3.2 Fundamentals of inferential statistics

Before turning to our first General Linear Model, we need to establish the logic of what inferential statistics is about, using a very simple hypothetical case.

3.2.1 Samples and populations

We generally work with modest samples of participants or observations. Say I am doing an opinion poll for an upcoming referendum. I might ask 2000 people which way they are going to vote. This sample is a kind of small world. We don’t really care about the small world per se, though. We care about the large world of which the small world is a studiable part. In the opinion poll case, I care about how the 30 million voters will vote on referendum day; the 2000 in my sample of mainly of interest because they can give me some information about that.

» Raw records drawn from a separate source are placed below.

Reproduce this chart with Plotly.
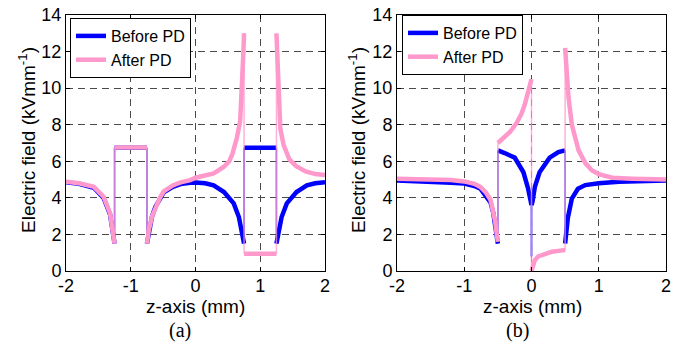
import plotly.graph_objects as go

# ---------------- data ----------------
# Panel (a)
A_BLUE_X = [-2, -1.8, -1.57, -1.42, -1.32, -1.28, -1.25, -1.25, -0.75, -0.75, -0.72, -0.67, -0.62,
            -0.55, -0.49, -0.35, -0.23, -0.08, 0, 0.15, 0.28, 0.44, 0.52, 0.59, 0.67, 0.71, 0.75,
            0.75, 1.25, 1.25, 1.29, 1.33, 1.41, 1.48, 1.56, 1.72, 1.85, 2.0]
A_BLUE_Y = [4.85, 4.77, 4.55, 4.0, 3.1, 2.2, 1.5, 6.74, 6.74, 1.5, 2.2, 3.0, 3.5,
            4.0, 4.3, 4.6, 4.75, 4.82, 4.84, 4.8, 4.68, 4.32, 4.0, 3.7, 2.95, 2.22, 1.5,
            6.74, 6.74, 1.5, 2.22, 2.95, 3.7, 4.0, 4.32, 4.68, 4.8, 4.85]
A_PINK_X = [-2, -1.8, -1.57, -1.42, -1.32, -1.28, -1.25, -1.25, -0.75, -0.75, -0.72, -0.67, -0.62,
            -0.55, -0.49, -0.35, -0.23, -0.08, 0, 0.15, 0.28, 0.44, 0.52, 0.57, 0.64, 0.69, 0.72,
            0.74, 0.75, 0.75, 1.25, 1.25, 1.26, 1.28, 1.31, 1.36, 1.45, 1.55, 1.7, 1.85, 2.0]
A_PINK_Y = [4.88, 4.8, 4.6, 4.06, 3.15, 2.24, 1.5, 6.76, 6.76, 1.5, 2.24, 3.0, 3.45,
            4.0, 4.35, 4.68, 4.85, 4.97, 5.1, 5.2, 5.34, 5.7, 6.0, 6.4, 7.3, 8.2, 10.0,
            12.0, 13.0, 0.95, 0.95, 13.0, 12.0, 10.0, 7.8, 6.9, 6.1, 5.75, 5.45, 5.3, 5.25]

# Panel (b)
B_BLUE_X = [-2, -1.5, -1.2, -1.0, -0.85, -0.76, -0.68, -0.61, -0.57, -0.54, -0.52, -0.5,
            -0.5, -0.48, -0.4, -0.25, -0.12, -0.05, -0.015, 0, 0, 0,
            0.015, 0.05, 0.12, 0.27, 0.4, 0.5,
            0.5, 0.51, 0.54, 0.6, 0.69, 0.8, 1.0, 1.3, 2.0]
B_BLUE_Y = [4.95, 4.9, 4.82, 4.78, 4.65, 4.5, 4.15, 3.75, 3.2, 2.6, 2.0, 1.5,
            6.6, 6.58, 6.45, 6.2, 5.4, 4.5, 3.8, 3.6, 0.8, 3.6,
            3.8, 4.6, 5.4, 6.2, 6.5, 6.6,
            1.5, 2.0, 2.9, 3.96, 4.5, 4.7, 4.8, 4.88, 4.95]
B_PINK_X = [-2, -1.5, -1.2, -1.0, -0.85, -0.76, -0.68, -0.61, -0.57, -0.54, -0.52, -0.5,
            -0.5, -0.45, -0.4, -0.32, -0.22, -0.15, -0.1, -0.05, -0.02, 0,
            0, 0.02, 0.05, 0.1, 0.2, 0.3, 0.4, 0.5,
            0.5, 0.52, 0.55, 0.6, 0.65, 0.7, 0.8, 0.9, 1.0, 1.2, 1.5, 2.0]
B_PINK_Y = [5.05, 5.02, 4.97, 4.9, 4.77, 4.6, 4.3, 3.9, 3.3, 2.7, 2.1, 1.6,
            7.0, 7.15, 7.3, 7.6, 8.1, 8.6, 9.1, 9.7, 10.2, 10.5,
            0.0, 0.35, 0.6, 0.8, 0.95, 1.05, 1.1, 1.15,
            12.2, 11.0, 9.5, 8.0, 7.2, 6.6, 5.9, 5.5, 5.3, 5.1, 5.05, 5.0]

SERIES_NAMES = ["Before PD", "After PD"]
X_TICKS = [-2, -1, 0, 1, 2]
X_TICKTEXT = ["-2", "-1", "0", "1", "2"]
Y_TICKS = [0, 2, 4, 6, 8, 10, 12, 14]
PANEL_LABELS = ["(a)", "(b)"]

# ---------------- styling ----------------
BLUE = "#0000ff"
PINK = "#ff99cc"
SANS = "Liberation Sans, Arial, sans-serif"
SERIF = "Liberation Serif, Times New Roman, serif"
W, H = 691, 345


def split(xs, ys):
    """Separate a series into smooth runs (thick) and vertical jumps (thin)."""
    tx, ty, vx, vy = [], [], [], []
    run_x, run_y = [xs[0]], [ys[0]]
    for i in range(1, len(xs)):
        if xs[i] == xs[i - 1]:
            vx += [xs[i - 1], xs[i], None]
            vy += [ys[i - 1], ys[i], None]
            if len(run_x) > 1:
                tx += run_x + [None]
                ty += run_y + [None]
            run_x, run_y = [xs[i]], [ys[i]]
        else:
            run_x.append(xs[i])
            run_y.append(ys[i])
    if len(run_x) > 1:
        tx += run_x
        ty += run_y
    return tx, ty, vx, vy


fig = go.Figure()

panels = [
    ("x", "y", "legend", (A_BLUE_X, A_BLUE_Y), (A_PINK_X, A_PINK_Y)),
    ("x2", "y2", "legend2", (B_BLUE_X, B_BLUE_Y), (B_PINK_X, B_PINK_Y)),
]
for xa, ya, lg, blue, pink in panels:
    for (xs, ys), col, name, thin_op in ((blue, BLUE, SERIES_NAMES[0], 0.8),
                                        (pink, PINK, SERIES_NAMES[1], 0.75)):
        tx, ty, vx, vy = split(xs, ys)
        fig.add_trace(go.Scatter(x=vx, y=vy, mode="lines", xaxis=xa, yaxis=ya,
                                 line=dict(color=col, width=1.5), opacity=thin_op,
                                 showlegend=False, hoverinfo="skip"))
        fig.add_trace(go.Scatter(x=tx, y=ty, mode="lines", xaxis=xa, yaxis=ya,
                                 line=dict(color=col, width=4.5), name=name,
                                 legend=lg, showlegend=True))

Y0, Y1 = 15, 271
dom_y = [1 - Y1 / H, 1 - Y0 / H]
ax_common = dict(showline=True, linecolor="black", linewidth=1, mirror="ticks",
                 ticks="inside", ticklen=4, tickcolor="black", automargin=False,
                 showgrid=True, gridcolor="#4a4a4a", gridwidth=1, griddash="7px,5px",
                 zeroline=False, tickfont=dict(family=SANS, size=18, color="black"))

fig.update_layout(
    template="none",
    width=W, height=H,
    margin=dict(l=0, r=0, t=0, b=0, autoexpand=False),
    paper_bgcolor="white", plot_bgcolor="white",
    xaxis=dict(domain=[66 / W, 325 / W], range=[-2, 2], tickvals=X_TICKS,
               ticktext=X_TICKTEXT, anchor="y", **ax_common),
    yaxis=dict(domain=dom_y, range=[0, 14], tickvals=Y_TICKS, anchor="x", **ax_common),
    xaxis2=dict(domain=[397 / W, 666 / W], range=[-2, 2], tickvals=X_TICKS,
                ticktext=X_TICKTEXT, anchor="y2", **ax_common),
    yaxis2=dict(domain=dom_y, range=[0, 14], tickvals=Y_TICKS, anchor="x2", **ax_common),
    legend=dict(x=70 / W, y=1 - 18 / H, xanchor="left", yanchor="top",
                bgcolor="white", bordercolor="black", borderwidth=1,
                font=dict(family=SANS, size=16, color="black"),
                tracegroupgap=0, itemwidth=30),
    legend2=dict(x=402 / W, y=1 - 15 / H, xanchor="left", yanchor="top",
                 bgcolor="white", bordercolor="black", borderwidth=1,
                 font=dict(family=SANS, size=16, color="black"),
                 tracegroupgap=0, itemwidth=30),
    showlegend=True,
)
fig.update_xaxes(ticklabelstandoff=-2)

annos = []
for cx, label, ytx in ((195, PANEL_LABELS[0], 27), (532, PANEL_LABELS[1], 357)):
    annos.append(dict(x=cx / W, y=1 - 306 / H, xref="paper", yref="paper",
                      xanchor="center", yanchor="middle",
                      text="z-axis (mm)", showarrow=False,
                      font=dict(family=SANS, size=19, color="black")))
    annos.append(dict(x=(cx - 15) / W, y=1 - 330 / H, xref="paper", yref="paper",
                      xanchor="center", yanchor="middle",
                      text=label, showarrow=False,
                      font=dict(family=SERIF, size=20, color="black")))
    annos.append(dict(x=ytx / W, y=1 - 140 / H, xref="paper", yref="paper",
                      xanchor="center", yanchor="middle",
                      text="Electric field (kVmm<sup>-1</sup>)", textangle=-90,
                      showarrow=False, font=dict(family=SANS, size=19, color="black")))
fig.update_layout(annotations=annos)

fig.write_html("out.html", config={"displayModeBar": False},
               post_script="document.body.style.margin='0px';")
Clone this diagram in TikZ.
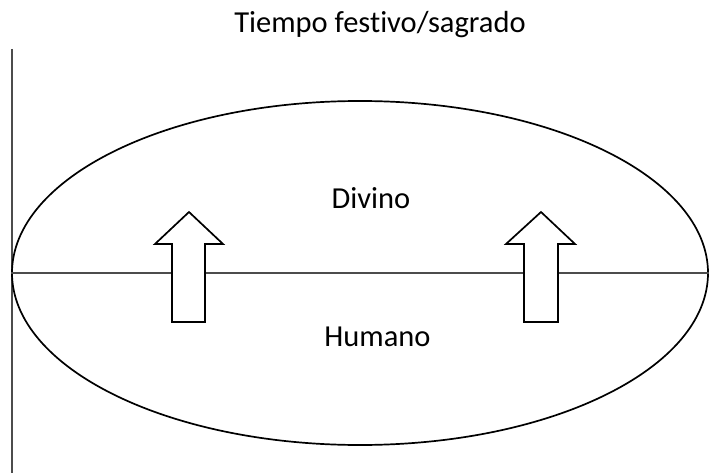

The large world from which your sample is drawn in called the population. It is almost always impractical to study the whole of the population (the rare exception is things like censuses, which are supposed to contain the whole population of interest, not just a sample). Indeed, the idea of studying the whole population does not even make sense in many cases: for example, if you are studying the functions of some area of the human brain, the population of interest is the brains of all current humans plus those who have not yet even been born. So you study a small world, a sample, and try to extrapolate to what might be true about the large one from the data you get. Of course, this raises questions about the extent to which your sample is representative of the population you wish to make inferences about. We won’t go into these questions here, but your inferences are only secure for that population which is like your sample in terms of the parameters specified in your model.

3.2.2 Models, parameter estimates, and confidence intervals

The first step in inference is to write down a statistical model of the situation you want to understand. This model contains parameters, often denoted with Greek letters. These parameters are properties of the population (not the sample), and their value is, by definition, unknown.

In the case of our opinion poll, the model is as simple as can be:

  • A proportion \(\theta\) of the population intends to vote ‘Yes’ on referendum day.

In the terms of chapter 1, the parameter \(\theta\) is our estimand. How then are we going to figure out what its value is? It turns out, through some maths I won’t go into, that as long as my sample is representative of the population from which it is drawn, the best possible estimate of the unknown parameter \(\theta\) is just the proportion of my sample who said they intend to vote ‘Yes’. Thus, if I sample 2000 people and 54% of them say they intend to vote yes, then my best parameter estimate for \(\theta\) is 0.54.

But, my parameter estimate is imprecise. I could be a bit wrong. I could have got lucky or unlucky in who happened to fall into my sample. The magnitude of this imprecision is going to depend on my sample size (the number of people I interview). To see how this might go, the figure below simulates 100 data samples drawn from a population where \(\theta\) really is 0.54. For a series of sample sizes between 5 and 2000, I plot what my parameter estimate would be if I stopped sampling at that sample size.

You can see that on average, and regardless of sample size, I get an answer of 0.54 (this is good!). However, I get some variation from sample to sample. With small sample sizes, this variation can be dramatic: I can have estimates of \(\theta\) as small as zero or as big as one. The larger my sample size, the more narrowly my estimates cluster around 0.54, though even with 2000 respondents, my achieved estimate varies a bit from time to time.

Thus, any parameter estimate from any study is imprecise to some extent, because of our finite sample size. We characterize this imprecision in two related ways. The first is the standard error of the parameter estimate. This can be thought of as ‘the amount by which a typical parameter estimate might be wrong either way’. The second is the 95% confidence interval for the parameter estimate. This is the interval within which, were you to run your study 100 times, 95 of your realised parameter estimates would fall. The choice of 95 is arbitrary but conventional; you could just as well report an 89% confidence interval, or a 99% confidence interval. When you report a parameter estimate, you should always report either the standard error or the 95% confidence interval, to give your reader a sense of the margin of error of your inferences.

You may be wondering how you are supposed to know the standard error or confidence interval of your parameter estimate. After all, you don’t know the true value of the parameter (that’s the whole point), and you aren’t going to run your study 100 times. Suffice it to say that there are some mathematics we won’t go into that estimate these things, based on the observed variability in the data, and your sample size. R spits them out for you. The standard error and confidence interval are related: in simple cases, the 95% confidence interval is your observed parameter estimate plus or minus 1.96 times the standard error.